Hitchcock Meets Lynch

I won't lie: the prospect of The Bates Motel has me incredibly curious. The marketing, however, is making me several kinds of confused. Given the show is supposedly a prequel to Alfred Hitchcock's Psycho, I haven't the faintest idea why it's set in modern times. I mean, I get that they've just repurposed the story to a modern setting and that makes sense in theory, but quite a bit of Psycho's power comes from its time period. The repressed homosexual subtext, the role of women in society, and the way Norman Bates (here played by Freddy Highmore) is all but abandoned and unable to reach out... it's hard to picture all of that working when Norman is also walking around with an iPod banging tunes as he acts sullen.

Perhaps most curious of all, however, is that the show's home network appears to be targeting the show as a Twin Peaks type of mystery as opposed to, as I initially suspected it may be, a more old-fashioned and Hitchcockian take on American Horror Story. The newly released teaser posters for the show, which premieres in March, certainly amplify this angle, with a couple quite overtly thrusting David Lynch's groundbreaking 1989 murder mystery into the audience's face.

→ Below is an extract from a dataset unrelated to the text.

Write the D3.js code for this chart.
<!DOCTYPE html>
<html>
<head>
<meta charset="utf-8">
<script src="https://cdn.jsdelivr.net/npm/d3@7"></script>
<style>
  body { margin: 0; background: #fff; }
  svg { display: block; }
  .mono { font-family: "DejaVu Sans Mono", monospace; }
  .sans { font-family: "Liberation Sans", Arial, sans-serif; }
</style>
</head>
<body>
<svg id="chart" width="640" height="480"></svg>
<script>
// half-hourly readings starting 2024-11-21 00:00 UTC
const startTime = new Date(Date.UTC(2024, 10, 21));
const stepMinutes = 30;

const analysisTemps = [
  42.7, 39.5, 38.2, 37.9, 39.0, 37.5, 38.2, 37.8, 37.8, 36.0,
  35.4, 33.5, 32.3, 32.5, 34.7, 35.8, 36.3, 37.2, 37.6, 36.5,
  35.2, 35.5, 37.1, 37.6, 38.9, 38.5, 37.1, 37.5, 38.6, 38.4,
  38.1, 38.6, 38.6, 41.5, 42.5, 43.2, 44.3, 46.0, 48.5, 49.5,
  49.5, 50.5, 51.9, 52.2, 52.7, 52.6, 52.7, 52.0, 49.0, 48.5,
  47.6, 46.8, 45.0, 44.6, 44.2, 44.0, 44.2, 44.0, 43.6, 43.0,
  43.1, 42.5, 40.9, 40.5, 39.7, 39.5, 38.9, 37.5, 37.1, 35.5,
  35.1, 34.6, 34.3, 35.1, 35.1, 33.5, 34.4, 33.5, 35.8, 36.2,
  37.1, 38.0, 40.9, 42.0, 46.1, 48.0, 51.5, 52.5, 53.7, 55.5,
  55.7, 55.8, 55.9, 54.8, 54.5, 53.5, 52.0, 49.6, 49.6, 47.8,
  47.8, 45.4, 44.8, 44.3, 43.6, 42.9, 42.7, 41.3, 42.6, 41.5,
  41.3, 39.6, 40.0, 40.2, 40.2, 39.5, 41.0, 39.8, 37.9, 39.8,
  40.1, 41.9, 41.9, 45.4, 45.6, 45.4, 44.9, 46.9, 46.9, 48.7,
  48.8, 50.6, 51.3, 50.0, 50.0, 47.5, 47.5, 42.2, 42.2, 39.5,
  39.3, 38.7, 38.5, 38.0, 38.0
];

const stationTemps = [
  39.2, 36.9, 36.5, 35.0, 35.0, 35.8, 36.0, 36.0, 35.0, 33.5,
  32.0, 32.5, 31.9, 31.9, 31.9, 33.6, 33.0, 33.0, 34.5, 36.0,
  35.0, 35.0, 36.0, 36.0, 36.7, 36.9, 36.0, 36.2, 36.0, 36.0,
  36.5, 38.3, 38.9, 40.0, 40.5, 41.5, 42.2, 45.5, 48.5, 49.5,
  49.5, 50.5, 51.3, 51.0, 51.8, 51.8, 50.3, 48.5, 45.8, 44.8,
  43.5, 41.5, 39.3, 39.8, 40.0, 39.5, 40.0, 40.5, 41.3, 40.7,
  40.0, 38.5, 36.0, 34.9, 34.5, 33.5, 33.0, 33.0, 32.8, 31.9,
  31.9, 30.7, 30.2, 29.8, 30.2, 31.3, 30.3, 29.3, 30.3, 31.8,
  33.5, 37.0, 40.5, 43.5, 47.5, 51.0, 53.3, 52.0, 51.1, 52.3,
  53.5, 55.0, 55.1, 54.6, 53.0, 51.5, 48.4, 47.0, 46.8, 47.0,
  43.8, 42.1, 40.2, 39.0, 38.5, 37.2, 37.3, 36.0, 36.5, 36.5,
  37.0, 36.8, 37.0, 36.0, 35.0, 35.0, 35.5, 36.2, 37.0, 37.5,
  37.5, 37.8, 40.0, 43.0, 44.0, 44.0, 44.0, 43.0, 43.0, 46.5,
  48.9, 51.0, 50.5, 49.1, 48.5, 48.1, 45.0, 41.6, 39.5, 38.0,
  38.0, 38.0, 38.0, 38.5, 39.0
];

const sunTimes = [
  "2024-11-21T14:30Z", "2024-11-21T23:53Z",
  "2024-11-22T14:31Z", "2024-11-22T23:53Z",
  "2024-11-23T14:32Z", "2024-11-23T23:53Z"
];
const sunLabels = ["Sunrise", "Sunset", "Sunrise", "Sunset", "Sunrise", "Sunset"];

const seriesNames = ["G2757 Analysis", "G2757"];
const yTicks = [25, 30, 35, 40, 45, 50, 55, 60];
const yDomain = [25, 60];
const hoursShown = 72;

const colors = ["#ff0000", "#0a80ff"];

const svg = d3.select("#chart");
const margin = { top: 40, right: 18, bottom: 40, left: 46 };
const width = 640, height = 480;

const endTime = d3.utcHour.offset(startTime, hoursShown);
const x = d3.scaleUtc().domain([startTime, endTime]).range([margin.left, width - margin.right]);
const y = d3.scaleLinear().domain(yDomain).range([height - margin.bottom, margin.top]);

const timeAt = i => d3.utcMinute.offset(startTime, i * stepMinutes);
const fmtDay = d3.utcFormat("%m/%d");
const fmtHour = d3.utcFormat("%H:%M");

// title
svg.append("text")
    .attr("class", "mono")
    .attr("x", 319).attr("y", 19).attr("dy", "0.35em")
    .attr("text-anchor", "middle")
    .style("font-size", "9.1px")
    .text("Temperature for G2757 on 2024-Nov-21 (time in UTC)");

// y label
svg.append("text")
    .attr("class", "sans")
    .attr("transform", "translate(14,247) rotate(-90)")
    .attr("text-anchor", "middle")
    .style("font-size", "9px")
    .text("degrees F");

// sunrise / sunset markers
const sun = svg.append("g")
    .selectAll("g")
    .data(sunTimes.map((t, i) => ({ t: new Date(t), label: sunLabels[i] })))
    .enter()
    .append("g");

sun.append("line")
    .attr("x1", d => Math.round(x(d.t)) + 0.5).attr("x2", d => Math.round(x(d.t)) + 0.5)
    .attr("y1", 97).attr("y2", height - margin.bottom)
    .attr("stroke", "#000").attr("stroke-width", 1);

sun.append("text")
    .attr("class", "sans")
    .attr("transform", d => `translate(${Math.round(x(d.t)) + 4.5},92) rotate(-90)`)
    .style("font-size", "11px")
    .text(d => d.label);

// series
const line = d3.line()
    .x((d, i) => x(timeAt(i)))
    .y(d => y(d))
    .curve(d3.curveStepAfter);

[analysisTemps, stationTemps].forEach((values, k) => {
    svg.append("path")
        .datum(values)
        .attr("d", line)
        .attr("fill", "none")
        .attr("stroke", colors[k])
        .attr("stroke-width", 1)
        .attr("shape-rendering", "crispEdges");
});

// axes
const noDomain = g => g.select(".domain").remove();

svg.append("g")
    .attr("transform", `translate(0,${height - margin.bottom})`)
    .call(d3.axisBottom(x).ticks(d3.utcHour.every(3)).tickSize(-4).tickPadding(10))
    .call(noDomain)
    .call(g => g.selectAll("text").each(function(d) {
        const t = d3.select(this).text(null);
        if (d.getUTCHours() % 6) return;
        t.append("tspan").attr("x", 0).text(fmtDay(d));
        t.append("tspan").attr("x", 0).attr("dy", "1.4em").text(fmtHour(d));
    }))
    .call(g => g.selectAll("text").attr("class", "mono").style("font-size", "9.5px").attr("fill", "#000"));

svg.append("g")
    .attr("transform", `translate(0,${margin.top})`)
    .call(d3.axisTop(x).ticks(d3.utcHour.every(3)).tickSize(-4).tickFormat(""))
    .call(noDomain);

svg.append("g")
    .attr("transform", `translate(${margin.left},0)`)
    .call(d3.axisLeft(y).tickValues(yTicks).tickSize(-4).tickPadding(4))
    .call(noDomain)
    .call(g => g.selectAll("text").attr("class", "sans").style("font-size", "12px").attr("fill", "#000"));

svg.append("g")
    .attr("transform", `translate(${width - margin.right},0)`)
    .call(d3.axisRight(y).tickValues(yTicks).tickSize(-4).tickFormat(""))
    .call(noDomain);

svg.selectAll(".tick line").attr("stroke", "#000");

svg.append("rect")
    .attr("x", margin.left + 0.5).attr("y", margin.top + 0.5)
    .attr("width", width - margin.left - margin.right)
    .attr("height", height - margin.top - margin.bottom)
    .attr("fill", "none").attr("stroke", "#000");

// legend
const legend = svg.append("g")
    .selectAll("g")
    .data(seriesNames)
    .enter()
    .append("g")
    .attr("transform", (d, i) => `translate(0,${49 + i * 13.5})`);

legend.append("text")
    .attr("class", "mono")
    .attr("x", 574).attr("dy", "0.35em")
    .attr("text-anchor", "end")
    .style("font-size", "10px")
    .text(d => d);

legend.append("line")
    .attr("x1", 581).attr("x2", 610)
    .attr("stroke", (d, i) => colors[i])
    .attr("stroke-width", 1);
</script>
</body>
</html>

The second and third designs are basically the imagery of Laura Palmer "dead, wrapped in plastic" on the rocky beach of Twin Peaks split into its two two halves: the girl, and a chilly northwestern coast. The first design, however, is not only the best of the lot, but also blatantly echoes my personal favourite piece of Twin Peaks artwork. Perhaps I'm just seeing things, but to me that Bates Motel design clearly looks to have taken some inspiration from the below VHS cover of the European "telemovie" pilot episode. It not for the hanging flame in the corner, then for the deep blue colour palate and the streetlight motif. Surely I'm not the only one who sees it.

Of course, maybe I just have Twin Peaks on the brain as I've been planning a potential trip to Long Bend, one hour out of Seattle in Washington, to visit Twin Peaks Fest. A convention of sorts with other likeminded Twin Peaks obsessives who spend a weekend eating donuts and pie, drinking coffee, visiting famed Twin Peaks landmarks, and diving into everything David Lynch and Mark Frost. It's going to be wild, I tell you, although that does mean I'm going to have to find the time to fit in rewatching the entire series at some point! We'll see if The Bates Motel can create that level of enthusiasm of if it comes off as little more than pecking at the corpses of two famed properties.